YouTube'un kapatılması karanlık çağa dönmektir


YouTube da kapatıldı. Gerekçe hükümetin yaptığı özel görüşmelerin ses kayıtlarının sıszdırılması. Burada yanlış olan görüşmelerin yanlışlığı mı, yoksa yanlışlardan haberdar edilmesi, haberdar olunması mı? Eğer görüşmeler sakıncalı değilse insanların haberdar olmasının ne tür bir sakıncası olabilir?
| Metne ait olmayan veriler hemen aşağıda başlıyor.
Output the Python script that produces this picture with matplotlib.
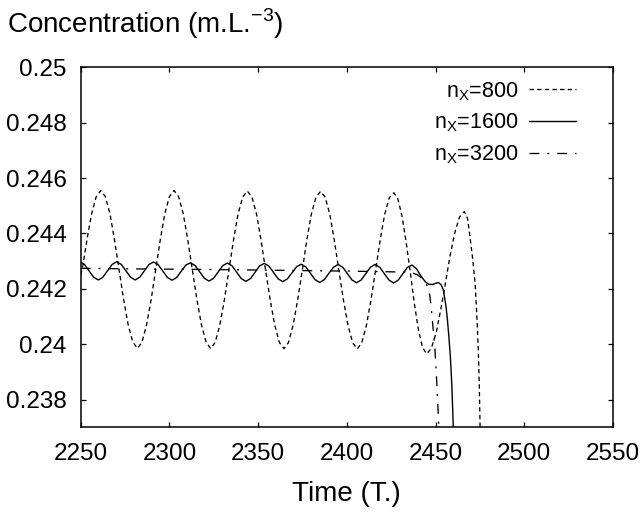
import matplotlib
matplotlib.use("Agg")
import matplotlib.pyplot as plt

plt.rcParams['font.family'] = ['Liberation Sans', 'DejaVu Sans']
plt.rcParams['font.size'] = 17.5

# n_x = 800 (dashed)
t800 = [2250.0, 2251.0, 2253.6, 2256.1, 2258.7,
        2261.3, 2263.9, 2266.5, 2269.0, 2271.6, 2274.2, 2276.8, 2279.4,
        2282.0, 2284.5, 2287.1, 2289.7, 2292.3, 2294.9, 2297.4, 2300.0,
        2302.6, 2305.2, 2307.8, 2310.3, 2312.9, 2315.5, 2318.1, 2320.7,
        2323.3, 2325.8, 2328.4, 2331.0, 2333.6, 2336.2, 2338.7, 2341.3,
        2343.9, 2346.5, 2349.1, 2351.6, 2354.2, 2356.8, 2359.4, 2362.0,
        2364.6, 2367.1, 2369.7, 2372.3, 2374.9, 2377.5, 2380.0, 2382.6,
        2385.2, 2387.8, 2390.4, 2392.9, 2395.5, 2398.1, 2400.7, 2403.3,
        2405.9, 2408.4, 2411.0, 2413.6, 2416.2, 2418.8, 2421.3, 2423.9,
        2426.5, 2428.8, 2431.1, 2433.4, 2435.8, 2438.1, 2440.4, 2442.7,
        2445.0, 2447.6, 2450.3, 2452.9, 2455.6, 2458.2, 2460.9, 2463.5,
        2466.2, 2468.0, 2469.4, 2470.9, 2472.3, 2473.3, 2474.1, 2474.7,
        2475.1, 2475.4]
c800 = [0.24250, 0.24275, 0.24380, 0.24470, 0.24532,
        0.24555, 0.24533, 0.24471, 0.24379, 0.24270, 0.24161, 0.24069, 0.24007,
        0.23985, 0.24007, 0.24069, 0.24161, 0.24270, 0.24379, 0.24471, 0.24533,
        0.24555, 0.24533, 0.24471, 0.24379, 0.24270, 0.24161, 0.24069, 0.24007,
        0.23984, 0.24007, 0.24069, 0.24161, 0.24270, 0.24379, 0.24470, 0.24532,
        0.24553, 0.24532, 0.24470, 0.24378, 0.24268, 0.24160, 0.24068, 0.24006,
        0.23984, 0.24006, 0.24068, 0.24160, 0.24268, 0.24378, 0.24470, 0.24531,
        0.24552, 0.24531, 0.24469, 0.24377, 0.24267, 0.24159, 0.24067, 0.24005,
        0.23983, 0.24005, 0.24067, 0.24159, 0.24267, 0.24377, 0.24468, 0.24529,
        0.24547, 0.24524, 0.24462, 0.24370, 0.24258, 0.24145, 0.24050, 0.23988,
        0.23965, 0.23985, 0.24040, 0.24124, 0.24222, 0.24320, 0.24404, 0.24459,
        0.24479, 0.24455, 0.24388, 0.24310, 0.24220, 0.24100, 0.23979, 0.23840,
        0.23700, 0.23600]

# n_x = 1600 (solid)
t1600 = [2250.0, 2252.1, 2254.7, 2257.3, 2259.9, 2262.5, 2265.1, 2267.7,
         2270.3, 2272.9, 2275.5, 2278.1, 2280.7, 2283.3, 2285.9, 2288.5,
         2291.1, 2293.7, 2296.3, 2298.9, 2301.5, 2304.1, 2306.7, 2309.3,
         2311.9, 2314.5, 2317.1, 2319.7, 2322.3, 2324.9, 2327.5, 2330.1,
         2332.7, 2335.3, 2337.9, 2340.5, 2343.1, 2345.7, 2348.3, 2350.9,
         2353.5, 2356.1, 2358.7, 2361.3, 2363.9, 2366.5, 2369.1, 2371.7,
         2374.3, 2376.9, 2379.5, 2382.1, 2384.7, 2387.3, 2389.9, 2392.5,
         2395.1, 2397.7, 2400.3, 2402.9, 2405.5, 2408.1, 2410.7, 2413.3,
         2415.9, 2418.5, 2421.1, 2423.7, 2426.3, 2428.9, 2431.5, 2434.1,
         2436.7, 2439.3, 2441.9, 2444.3, 2446.3, 2448.5, 2450.5, 2451.8,
         2453.2, 2454.4, 2455.9, 2456.7, 2457.6, 2458.4, 2459.2, 2460.0,
         2460.4]
c1600 = [0.24297, 0.24288, 0.24265, 0.24242, 0.24232, 0.24242, 0.24265, 0.24288,
         0.24298, 0.24288, 0.24265, 0.24242, 0.24232, 0.24242, 0.24265, 0.24288,
         0.24297, 0.24287, 0.24264, 0.24241, 0.24231, 0.24241, 0.24264, 0.24286,
         0.24294, 0.24284, 0.24261, 0.24238, 0.24228, 0.24238, 0.24261, 0.24284,
         0.24293, 0.24283, 0.24260, 0.24237, 0.24227, 0.24237, 0.24260, 0.24283,
         0.24292, 0.24282, 0.24259, 0.24236, 0.24226, 0.24236, 0.24258, 0.24280,
         0.24289, 0.24279, 0.24256, 0.24233, 0.24223, 0.24233, 0.24256, 0.24278,
         0.24288, 0.24278, 0.24255, 0.24232, 0.24222, 0.24232, 0.24255, 0.24278,
         0.24288, 0.24278, 0.24255, 0.24232, 0.24221, 0.24231, 0.24254, 0.24277,
         0.24286, 0.24272, 0.24245, 0.24225, 0.24216, 0.24216, 0.24221, 0.24222,
         0.24214, 0.24196, 0.24136, 0.24088, 0.24020, 0.23950, 0.23850, 0.23700,
         0.23620]

# n_x = 3200 (dash-dot)
t3200 = [2250.0, 2280.0, 2320.0, 2360.0, 2400.0, 2420.0, 2436.0, 2440.0,
         2443.0, 2445.0, 2446.3, 2447.3, 2448.3, 2449.7, 2450.7, 2451.6, 2452.2]
c3200 = [0.24274, 0.24272, 0.24270, 0.24267, 0.24264, 0.24262, 0.24260, 0.24250,
         0.24234, 0.24214, 0.24196, 0.24148, 0.24080, 0.23979, 0.23860, 0.23740,
         0.23650]

xticks = [2250, 2300, 2350, 2400, 2450, 2500, 2550]
yticks = [0.238, 0.24, 0.242, 0.244, 0.246, 0.248, 0.25]
ylabels = ["0.238", "0.24", "0.242", "0.244", "0.246", "0.248", "0.25"]

fig = plt.figure(figsize=(6.43, 5.13), dpi=100)
ax = fig.add_axes([0.1255, 0.1671, 0.8278, 0.7017])

ax.plot(t800, c800, color="black", lw=0.95, dashes=(3.3, 2.5),
        label=r"n$_{\mathregular{X}}$=800")
ax.plot(t1600, c1600, color="black", lw=1.0,
        label=r"n$_{\mathregular{X}}$=1600")
ax.plot(t3200, c3200, color="black", lw=0.95, dashes=(7.5, 6, 1.5, 6),
        label=r"n$_{\mathregular{X}}$=3200")

ax.set_xlim(2250, 2550)
ax.set_ylim(0.237, 0.25)
ax.set_xticks(xticks)
ax.set_yticks(yticks)
ax.set_yticklabels(ylabels)
ax.tick_params(direction="in", length=3.6, width=0.9, top=True, right=True,
               labelsize=17.5)
ax.tick_params(axis="x", pad=11)
ax.tick_params(axis="y", pad=10)
for s in ax.spines.values():
    s.set_linewidth(1.1)

ax.set_xlabel("Time (T.)", fontsize=20, labelpad=12)
fig.text(7 / 643, 1 - 32.7 / 513, r"Concentration (m.L.$^{\mathregular{-3}}$)",
         fontsize=20, va="baseline", ha="left")

ax.legend(loc="upper right", bbox_to_anchor=(0.9305, 0.965), frameon=False,
          markerfirst=False, handlelength=2.2, handletextpad=0.47,
          labelspacing=0.42, borderpad=0, borderaxespad=0, fontsize=15.5)

fig.savefig("out.png", dpi=100)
Burada internetin sesi mi kısılması gerekiyor, yanlış yapanların çıkıp "yanlış yaptık" diyip özür dilemesi mi? Hükümetin yasakçılığı iktidarın tanımını da yapıyor: "Eğer iktidarda kim varsa, her şeyi yapma hakkı vardır ve buna karşı çıkan, bu yanlışları dile getiren suçludur, susmazlarsa biz susturmasını biliriz" demek istiyorlar resmen uyguladıkları yasakçı politikalarla. Hükümet böylece kendini aklamış mı oluyor, yoksa yaptığı yanlışları kapatmaya çalışarak gerçekleri otomatikmen kabul etmiş mi oluyor? İkincisi tabiki de. Ama iktidara her halükarda inanmaya eğilimli bir çoğunluk olduğu sürece, iktidar da bildiği şekilde politika yapmaya-yasakçılığa devam edecektir elbet. Muhaliflerin dışındakiler siyaha hala beyaz diyorlarsa, iktidar da gücünü kullanarak ortalığı karartmaya devam edecektir. Gerçekten bir insan yaptığı bir yanlışı kapatmaya çalışıyorsa, resmen yanlışını onaylıyor demektir. Yoksa kendini aklamaya, aleyhinde çıkan haberleri çürütmeye çalışmaz mı? Ama tam tersini yapıyor; hakkında çıkan haberleri yasaklıyor. Bunun adı diktatörlük değil de nedir? Kendi doğruların ve çıkarlarına uygun bir siyasetle koskoca bir ülke yönetilemez. Bakalım bu yasaklar nereye kadar gidecek; interneti hepten kapatmaya, hatta elektrikleri kesmeye... Zaten iletişim çağında internet yasakları elektrik kesintisinden başka bir şey değildir. Sanki feza çağında karanlık çağı yaşıyoruz. Özellikle en çok alıcısı olan YouTube'un kapatılması karanlık çağa delalettir ki bu da bir anlamda kendi fişini de çekmektir.